# Leaving a brine out overnight



## the_taxman (Jun 3, 2021)

hey all, had a quick question about brining. i’m picking up some chicken tomorrow morning for a bbq saturday and want to get it in the brine as soon as I can. can I make the brine tonight and leave it out overnight so that it’s cooled down and ready for the bird in the morning? i just use water, salt, spices and herbs and ACV in my brine. from what i’ve researched it seems like it’ll be fine, but I didn’t see any using ACV so I wanted to check whether it was still good to leave out with that 

thanks!!


----------



## SecondHandSmoker (Jun 3, 2021)

I use ACV or no ACV in brines all the time with no problems.
However, from a food safety standpoint, get that brine chilled down to 40 degrees or lower before you drop in the bird.  
You'll be okay letting the brine cool to room temp before you put it in the fridge to reach a safe 40 degrees or lower.


----------



## forktender (Jun 3, 2021)

Add ice to your brine before you put the birds into it.
5lbs= 9 cups of water.
Do a little math and figure out the salt to water ratio in your brine allowing for the ice.


----------



## chef jimmyj (Jun 4, 2021)

I too use Vinegar in my Brine.
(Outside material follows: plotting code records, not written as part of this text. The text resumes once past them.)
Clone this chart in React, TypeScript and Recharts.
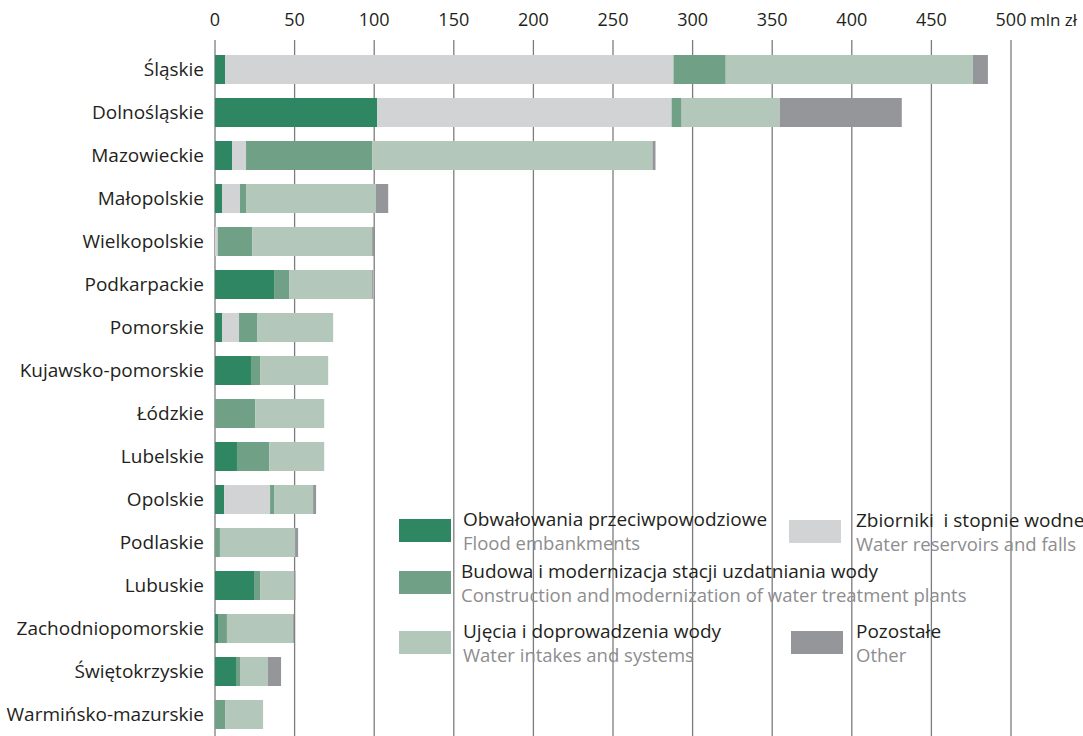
import React from "react";
import { BarChart, Bar, XAxis, YAxis, CartesianGrid } from "recharts";

const regions = [
  "Śląskie",
  "Dolnośląskie",
  "Mazowieckie",
  "Małopolskie",
  "Wielkopolskie",
  "Podkarpackie",
  "Pomorskie",
  "Kujawsko-pomorskie",
  "Łódzkie",
  "Lubelskie",
  "Opolskie",
  "Podlaskie",
  "Lubuskie",
  "Zachodniopomorskie",
  "Świętokrzyskie",
  "Warmińsko-mazurskie",
];

const flood = [6.3, 101.9, 10.7, 4.4, 0, 37.1, 4.4, 22.6, 0, 13.8, 5.7, 0, 24.5, 1.9, 13.2, 0];
const reservoirs = [281.7, 184.9, 8.8, 11.3, 1.7, 0, 10.7, 0, 0, 0, 28.9, 0, 0, 0, 0, 0];
const treatment = [32.8, 6.3, 79.2, 3.8, 21.6, 9.4, 11.3, 5.7, 25.2, 20.2, 2.5, 3.1, 3.8, 5.6, 2.5, 6.3];
const intakes = [155.3, 61.6, 176.1, 81.6, 75.4, 52.2, 47.8, 42.8, 43.4, 34.6, 24.5, 47.2, 21.4, 41.6, 17.6, 23.9];
const other = [9.4, 76.7, 1.9, 7.7, 1.3, 0.7, 0, 0, 0, 0, 1.9, 1.9, 0.8, 0.6, 8.2, 0];

const xTicks = [0, 50, 100, 150, 200, 250, 300, 350, 400, 450, 500];

const series = [
  { key: "flood", color: "#2f8663", pl: "Obwałowania przeciwpowodziowe", en: "Flood embankments" },
  { key: "reservoirs", color: "#d2d3d5", pl: "Zbiorniki  i stopnie wodne", en: "Water reservoirs and falls" },
  { key: "treatment", color: "#70a085", pl: "Budowa i modernizacja stacji uzdatniania wody", en: "Construction and modernization of water treatment plants" },
  { key: "intakes", color: "#b3c8bb", pl: "Ujęcia i doprowadzenia wody", en: "Water intakes and systems" },
  { key: "other", color: "#959699", pl: "Pozostałe", en: "Other" },
];

const data = regions.map((name, i) => ({
  name,
  flood: flood[i],
  reservoirs: reservoirs[i],
  treatment: treatment[i],
  intakes: intakes[i],
  other: other[i],
}));

const FONT = "'Open Sans', sans-serif";
const GRID = "#7d7d7f";

const TopTick = (props: any) => {
  const { x, y, payload } = props;
  return (
    <g>
      <text x={x} y={y} textAnchor="middle" fontSize={18} fill="#231f20" fontFamily={FONT}>
        {payload.value}
      </text>
      {payload.value === 500 && (
        <text x={x + 19} y={y} textAnchor="start" fontSize={17} fill="#231f20" fontFamily={FONT}>
          mln zł
        </text>
      )}
    </g>
  );
};

// legend placement: [swatch left, swatch top, text left]
const legendPos: Record<string, [number, number, number]> = {
  flood: [399, 519, 463],
  reservoirs: [789, 520, 856],
  treatment: [399, 571, 461],
  intakes: [399, 631, 463],
  other: [791, 631, 856],
};

const LegendBox = () => (
  <>
    {series.map((s) => {
      const [sx, sy, tx] = legendPos[s.key];
      return (
        <React.Fragment key={s.key}>
          <div style={{ position: "absolute", left: sx, top: sy, width: 52, height: 23, background: s.color }} />
          <div
            style={{
              position: "absolute",
              left: tx,
              top: sy - 11,
              fontFamily: FONT,
              fontSize: 19,
              lineHeight: "23px",
              color: "#231f20",
              whiteSpace: "pre",
            }}
          >
            {s.pl}
            <div style={{ color: "#8d8d8f", fontSize: 18.5 }}>{s.en}</div>
          </div>
        </React.Fragment>
      );
    })}
  </>
);

export default function App() {
  return (
    <div style={{ position: "absolute", left: 0, top: 0, width: 1083, height: 736, background: "#fff" }}>
      <BarChart
        width={1083}
        height={736}
        data={data}
        layout="vertical"
        margin={{ top: 0, right: 72, bottom: 0, left: 0 }}
        barCategoryGap={7}
      >
        <CartesianGrid horizontal={false} stroke={GRID} strokeWidth={1.3} />
        <XAxis
          type="number"
          orientation="top"
          domain={[0, 500]}
          ticks={xTicks}
          height={48}
          axisLine={false}
          tickSize={8}
          tickMargin={14}
          tickLine={{ stroke: GRID, strokeWidth: 1.3 }}
          tick={<TopTick />}
          interval={0}
        />
        <YAxis
          type="category"
          dataKey="name"
          width={215}
          axisLine={false}
          tickLine={false}
          tickSize={0}
          tickMargin={11}
          interval={0}
          tick={{ fontSize: 19, fill: "#231f20", fontFamily: FONT }}
        />
        {series.map((s) => (
          <Bar key={s.key} dataKey={s.key} stackId="a" fill={s.color} isAnimationActive={false} />
        ))}
      </BarChart>
      <LegendBox />
    </div>
  );
}
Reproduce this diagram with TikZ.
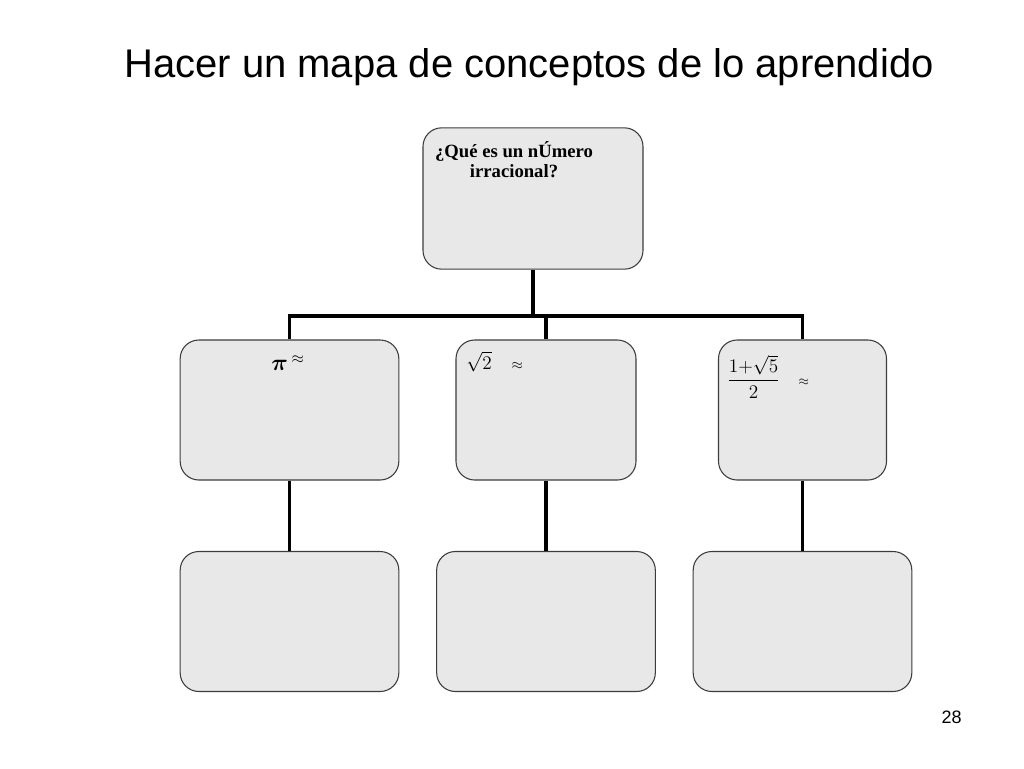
\documentclass[tikz,border=0pt]{standalone}
\usepackage{amsmath,amssymb}
\usepackage{fontspec}
\setmainfont{Liberation Serif}
\newfontfamily\titlefont{Liberation Sans}
\usepackage{xcolor}
\usepackage{tikz}
\usetikzlibrary{calc,positioning}
\definecolor{boxfill}{HTML}{E8E8E8}
\definecolor{boxline}{HTML}{3C3C3C}
\tikzset{
  caja/.style={draw=boxline, fill=boxfill, line width=0.8pt, rounded corners=14pt,
    minimum height=105pt, inner sep=0pt},
  enlace/.style={draw=black, line width=2.3pt},
  lab/.style={font=\fontsize{15}{17}\selectfont, inner sep=0pt},
  titulo/.style={font=\titlefont\fontsize{30}{36}\selectfont, inner sep=0pt},
}

\begin{document}
\begin{tikzpicture}[x=0.75pt, y=-0.75pt]
  \useasboundingbox (0,0) rectangle (1024,768);

  \node[titulo, anchor=base] (tit) at (529,77) {Hacer un mapa de conceptos de lo aprendido};

  \node[caja, minimum width=165pt, minimum height=106pt] (q) at (533,198.5) {};
  \node[caja, minimum width=164pt] (pi) at (289.5,410) {};
  \node[caja, minimum width=135pt] (raiz) at (546,410) {};
  \node[caja, minimum width=126pt] (aureo) at (802.5,410) {};
  \node[caja, minimum width=164pt] (r1) at (289.5,621.5) {};
  \node[caja, minimum width=164pt] (r2) at (546,621.5) {};
  \node[caja, minimum width=164pt] (r3) at (802.5,621.5) {};

  \coordinate (bus) at (0,316);
  \draw[enlace] (q.south) -- (q.south |- bus);
  \draw[enlace] (pi.north) |- (aureo.north |- bus) -- (aureo.north);
  \draw[enlace] (raiz.north) -- (raiz.north |- bus);
  \draw[enlace] (pi.south) -- (r1.north);
  \draw[enlace] (raiz.south) -- (r2.north);
  \draw[enlace] (aureo.south) -- (r3.north);

  \node[lab, font=\bfseries\fontsize{14}{15}\selectfont, align=center, anchor=north]
    (qtxt) at (514,141) {¿Qué es un nÚmero\\irracional?};
  \node[lab, font=\fontsize{18}{20}\selectfont, anchor=base west] (pitxt) at (271,370)
    {$\boldsymbol{\pi}\,\raisebox{0.55ex}{$\scriptstyle\approx$}$};
  \node[lab, anchor=base west] (raiztxt) at (466,369) {$\sqrt{2}$\quad$\scriptstyle\approx$};
  \node[lab, font=\fontsize{14}{16}\selectfont, anchor=west] (aureotxt) at (727,377)
    {$\dfrac{1{+}\sqrt{5}}{2}$\quad$\scriptstyle\approx$};

  \node[font=\titlefont\fontsize{13.5}{16}\selectfont, inner sep=0pt, anchor=base] (pag) at (951.5,723) {28};
\end{tikzpicture}
\end{document}
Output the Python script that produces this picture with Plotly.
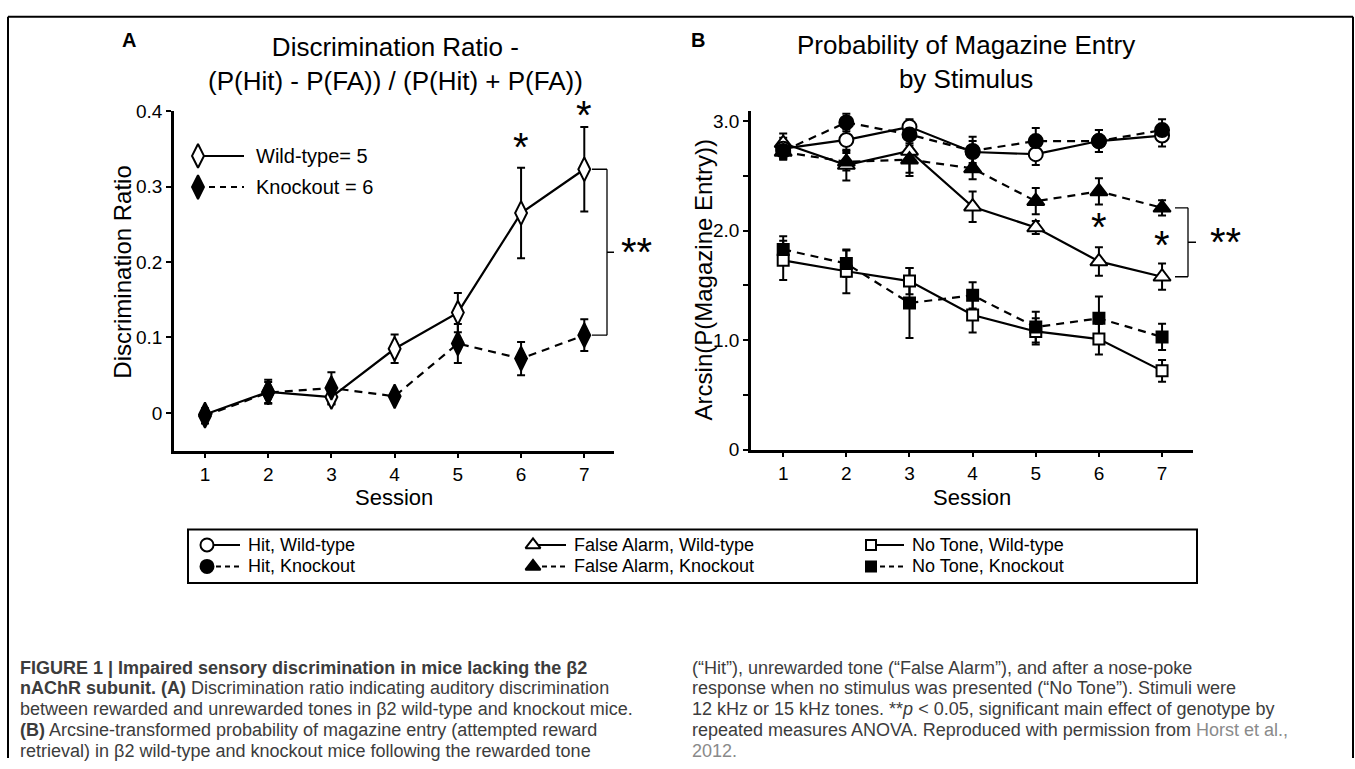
import plotly.graph_objects as go

W, H = 1355, 769
FONT = "Liberation Sans, Arial, Helvetica, sans-serif"

# ---------------- data ----------------
sessions = [1, 2, 3, 4, 5, 6, 7]

# Panel A: discrimination ratio
dr_wt = [-0.002, 0.028, 0.021, 0.085, 0.133, 0.265, 0.323]
dr_wt_err = [0.008, 0.016, 0.010, 0.019, 0.026, 0.060, 0.056]
dr_ko = [-0.004, 0.027, 0.033, 0.022, 0.092, 0.072, 0.103]
dr_ko_err = [0.010, 0.014, 0.021, 0.005, 0.026, 0.022, 0.021]

# Panel B: arcsine probability of magazine entry
hit_wt = [2.75, 2.83, 2.95, 2.72, 2.70, 2.82, 2.87]
hit_wt_err = [0.10, 0.10, 0.07, 0.10, 0.10, 0.10, 0.10]
hit_ko = [2.73, 2.99, 2.88, 2.73, 2.82, 2.82, 2.92]
hit_ko_err = [0.07, 0.08, 0.10, 0.13, 0.12, 0.10, 0.10]
fa_wt = [2.80, 2.60, 2.73, 2.22, 2.03, 1.72, 1.58]
fa_wt_err = [0.09, 0.14, 0.20, 0.14, 0.06, 0.13, 0.12]
fa_ko = [2.72, 2.63, 2.65, 2.57, 2.27, 2.36, 2.21]
fa_ko_err = [0.06, 0.08, 0.15, 0.10, 0.12, 0.12, 0.07]
nt_wt = [1.73, 1.63, 1.54, 1.23, 1.08, 1.01, 0.72]
nt_wt_err = [0.18, 0.20, 0.12, 0.16, 0.12, 0.14, 0.10]
nt_ko = [1.83, 1.70, 1.34, 1.41, 1.12, 1.20, 1.03]
nt_ko_err = [0.12, 0.12, 0.32, 0.12, 0.14, 0.20, 0.12]

a_ticks = [0, 0.1, 0.2, 0.3, 0.4]
a_ticktext = ["0", "0.1", "0.2", "0.3", "0.4"]
b_ticks = [0, 1, 2, 3]
b_ticktext = ["0", "1.0", "2.0", "3.0"]

legend_a = ["Wild-type= 5", "Knockout = 6"]
legend_b = ["Hit, Wild-type", "False Alarm, Wild-type", "No Tone, Wild-type",
            "Hit, Knockout", "False Alarm, Knockout", "No Tone, Knockout"]

# ---------------- figure ----------------
fig = go.Figure()

DASH = "8px,6px"


def err_trace(y, e, xa, ya):
    return go.Scatter(x=sessions, y=y, mode="markers", xaxis=xa, yaxis=ya,
                      marker=dict(size=1, color="rgba(0,0,0,0)"),
                      error_y=dict(type="data", array=e, color="black", thickness=2, width=4),
                      showlegend=False, hoverinfo="skip")


def line_trace(y, xa, ya, dash, symbol, fill, size):
    return go.Scatter(x=sessions, y=y, mode="lines+markers", xaxis=xa, yaxis=ya,
                      line=dict(color="black", width=2.2, dash=dash),
                      marker=dict(symbol=symbol, size=size, color=fill,
                                  line=dict(color="black", width=2)),
                      showlegend=False)


# Panel A
fig.add_trace(err_trace(dr_wt, dr_wt_err, "x", "y"))
fig.add_trace(err_trace(dr_ko, dr_ko_err, "x", "y"))
fig.add_trace(line_trace(dr_wt, "x", "y", "solid", "diamond-tall", "white", 17))
fig.add_trace(line_trace(dr_ko, "x", "y", DASH, "diamond-tall", "black", 17))

# Panel B
for yv, ev in [(hit_wt, hit_wt_err), (fa_wt, fa_wt_err), (nt_wt, nt_wt_err),
               (hit_ko, hit_ko_err), (fa_ko, fa_ko_err), (nt_ko, nt_ko_err)]:
    fig.add_trace(err_trace(yv, ev, "x2", "y2"))
fig.add_trace(line_trace(nt_wt, "x2", "y2", "solid", "square", "white", 11))
fig.add_trace(line_trace(fa_wt, "x2", "y2", "solid", "triangle-up", "white", 15))
fig.add_trace(line_trace(hit_wt, "x2", "y2", "solid", "circle", "white", 14))
fig.add_trace(line_trace(nt_ko, "x2", "y2", DASH, "square", "black", 11))
fig.add_trace(line_trace(fa_ko, "x2", "y2", DASH, "triangle-up", "black", 15))
fig.add_trace(line_trace(hit_ko, "x2", "y2", DASH, "circle", "black", 14))

# ---------------- legend keys (pixel overlay axis x3/y3) ----------------
def key(xm, ym, symbol, fill, size, dash, x1, x2):
    fig.add_trace(go.Scatter(x=[x1, x2], y=[ym, ym], mode="lines", xaxis="x3", yaxis="y3",
                             line=dict(color="black", width=2, dash=dash),
                             showlegend=False, hoverinfo="skip"))
    fig.add_trace(go.Scatter(x=[xm], y=[ym], mode="markers", xaxis="x3", yaxis="y3",
                             marker=dict(symbol=symbol, size=size, color=fill,
                                         line=dict(color="black", width=2)),
                             showlegend=False, hoverinfo="skip"))


annotations = []


def txt(x, y, s, size, xanchor="left", color="black", bold=False, yanchor="middle"):
    annotations.append(dict(x=x, y=y, xref="x3", yref="y3", text=(f"<b>{s}</b>" if bold else s),
                            showarrow=False, xanchor=xanchor, yanchor=yanchor,
                            font=dict(family=FONT, size=size, color=color)))


# panel A legend
key(198, 150, "diamond-tall", "white", 17, "solid", 198, 244)
key(198, 182, "diamond-tall", "black", 17, "6px,5px", 198, 244)
txt(254, 150, legend_a[0], 20)
txt(254, 182, legend_a[1], 20)

# panel B legend
rows = [550, 572]
cols = [207, 533, 871]
syms = [("circle", 13), ("triangle-up", 13), ("square", 10)]
for r in range(2):
    for c in range(3):
        sym, sz = syms[c]
        fill = "white" if r == 0 else "black"
        dash = "solid" if r == 0 else "5px,4px"
        key(cols[c], rows[r], sym, fill, sz, dash, cols[c], cols[c] + 33)
        txt(cols[c] + 39, rows[r], legend_b[r * 3 + c], 18)

# ---------------- texts ----------------
txt(129, 31, "A", 20, xanchor="center", bold=True)
txt(698, 31, "B", 20, xanchor="center", bold=True)
txt(395, 55, "Discrimination Ratio -<br>(P(Hit) - P(FA)) / (P(Hit) + P(FA))", 26, xanchor="center")
txt(966, 53, "Probability of Magazine Entry<br>by Stimulus", 26, xanchor="center")
txt(394, 501, "Session", 22, xanchor="center")
txt(972, 501, "Session", 22, xanchor="center")

annotations.append(dict(x=123, y=270, xref="x3", yref="y3", text="Discrimination Ratio",
                        textangle=-90, showarrow=False,
                        font=dict(family=FONT, size=24, color="black")))
annotations.append(dict(x=703, y=278, xref="x3", yref="y3", text="Arcsin(P(Magazine Entry))",
                        textangle=-90, showarrow=False,
                        font=dict(family=FONT, size=24, color="black")))

# significance stars (data coordinates)
def star(x, y, xref, yref, s="*"):
    annotations.append(dict(x=x, y=y, xref=xref, yref=yref, text=s, showarrow=False,
                            xanchor="center", yanchor="middle",
                            font=dict(family=FONT, size=40, color="black")))


star(6, dr_wt[5] + dr_wt_err[5] + 0.027, "x", "y")
star(7, dr_wt[6] + dr_wt_err[6] + 0.016, "x", "y")
star(6, fa_wt[5] + 0.31, "x2", "y2")
star(7, fa_wt[6] + 0.29, "x2", "y2")

CAP = 18
cap_col = "#3c3c3c"
left_lines = [
    "<b>FIGURE 1 | Impaired sensory discrimination in mice lacking the β2</b>",
    "<b>nAChR subunit. (A)</b> Discrimination ratio indicating auditory discrimination",
    "between rewarded and unrewarded tones in β2 wild-type and knockout mice.",
    "<b>(B)</b> Arcsine-transformed probability of magazine entry (attempted reward",
    "retrieval) in β2 wild-type and knockout mice following the rewarded tone",
]
right_lines = [
    "(“Hit”), unrewarded tone (“False Alarm”), and after a nose-poke",
    "response when no stimulus was presented (“No Tone”). Stimuli were",
    "12 kHz or 15 kHz tones. **<i>p</i> &lt; 0.05, significant main effect of genotype by",
    "repeated measures ANOVA. Reproduced with permission from <span style='color:#8a8a8a'>Horst et al.,</span>",
    "<span style='color:#8a8a8a'>2012.</span>",
]
cap_y = [676, 697.5, 719, 740.5, 762]
for i, s in enumerate(left_lines):
    txt(18, cap_y[i], s, CAP, color=cap_col)
for i, s in enumerate(right_lines):
    txt(690, cap_y[i], s, CAP, color=cap_col)

# ---------------- shapes ----------------
shapes = []
# figure frame
for (x0, y0, x1, y1) in [(8, 7, 1353, 7), (8, 7, 8, 769), (1353, 7, 1353, 769)]:
    shapes.append(dict(type="line", xref="x3", yref="y3", x0=x0, y0=y0, x1=x1, y1=y1,
                       line=dict(color="black", width=2)))
# legend box
shapes.append(dict(type="rect", xref="x3", yref="y3", x0=188, y0=534, x1=1197, y1=589,
                   line=dict(color="black", width=2)))


def bracket(y_top, y_bot, xl, xv, xr, yref):
    p = lambda v: v / W
    kw = dict(xref="paper", yref=yref, line=dict(color="black", width=1.3))
    shapes.append(dict(type="line", x0=p(xl), x1=p(xv), y0=y_top, y1=y_top, **kw))
    shapes.append(dict(type="line", x0=p(xl), x1=p(xv), y0=y_bot, y1=y_bot, **kw))
    shapes.append(dict(type="line", x0=p(xv), x1=p(xv), y0=y_top, y1=y_bot, **kw))
    ym = (y_top + y_bot) / 2
    shapes.append(dict(type="line", x0=p(xv), x1=p(xr), y0=ym, y1=ym, **kw))
    return ym


ym_a = bracket(dr_wt[6], dr_ko[6], 592, 607, 614, "y")
annotations.append(dict(x=636 / W, y=ym_a, xref="paper", yref="y", text="**", showarrow=False,
                        xanchor="center", yanchor="middle",
                        font=dict(family=FONT, size=40, color="black")))
ym_b = bracket(fa_ko[6], fa_wt[6], 1175, 1188, 1196, "y2")
annotations.append(dict(x=1225 / W, y=ym_b, xref="paper", yref="y2", text="**", showarrow=False,
                        xanchor="center", yanchor="middle",
                        font=dict(family=FONT, size=40, color="black")))

# ---------------- axes ----------------
axis_common = dict(showline=True, linecolor="black", linewidth=2.5, ticks="outside",
                   ticklen=5, tickwidth=2, tickcolor="black", showgrid=False, zeroline=False,
                   tickfont=dict(family=FONT, size=19, color="black"), fixedrange=True)

fig.update_layout(
    width=W, height=H,
    margin=dict(l=0, r=0, t=0, b=0),
    paper_bgcolor="white", plot_bgcolor="rgba(0,0,0,0)",
    showlegend=False,
    xaxis=dict(domain=[174 / W, 614 / W], range=[0.51, 7.47], tickvals=sessions,
               anchor="y", **axis_common),
    yaxis=dict(domain=[1 - 453 / H, 1 - 104 / H], range=[-0.05, 0.4], tickvals=a_ticks,
               ticktext=a_ticktext, anchor="x", **axis_common),
    xaxis2=dict(domain=[751 / W, 1193 / W], range=[0.49, 7.49], tickvals=sessions,
                anchor="y2", **axis_common),
    yaxis2=dict(domain=[1 - 452 / H, 1 - 104 / H], range=[0, 3.093], tickvals=b_ticks,
                ticktext=b_ticktext, anchor="x2",
                minor=dict(tickvals=[0.5, 1.5, 2.5], ticklen=5, tickwidth=2, ticks="outside",
                           tickcolor="black"),
                **axis_common),
    xaxis3=dict(domain=[0, 1], range=[0, W], visible=False, fixedrange=True, anchor="y3"),
    yaxis3=dict(domain=[0, 1], range=[H, 0], visible=False, fixedrange=True, anchor="x3"),
    annotations=annotations,
    shapes=shapes,
)

fig.write_html("out.html", config={"displayModeBar": False},
               post_script="document.body.style.margin='0';document.body.style.overflow='hidden';")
We are basically talking Salt Water here. Nothing to go bad, sitting  out at room temp, until you add the Chicken. It is important that you add any meat to a COLD, <40°F, Brine. So get it cold before adding the chicken.
As 

 forktender
 pointed out, you can Heat all the Brine ingredients, so they dissolve in 7 Cups of Water. Then allow that to cool to room temp. When ready to add the Bird, stir in 5 Pounds of Ice, add the bird and Refer the whole deal. Instant Cold Brine!..JJ


----------



## the_taxman (Jun 4, 2021)

perfect thank you everyone for the advice and 
forktender for the ice tip! brine is ready to go and i’ll definitely be adding ice in the morning!


----------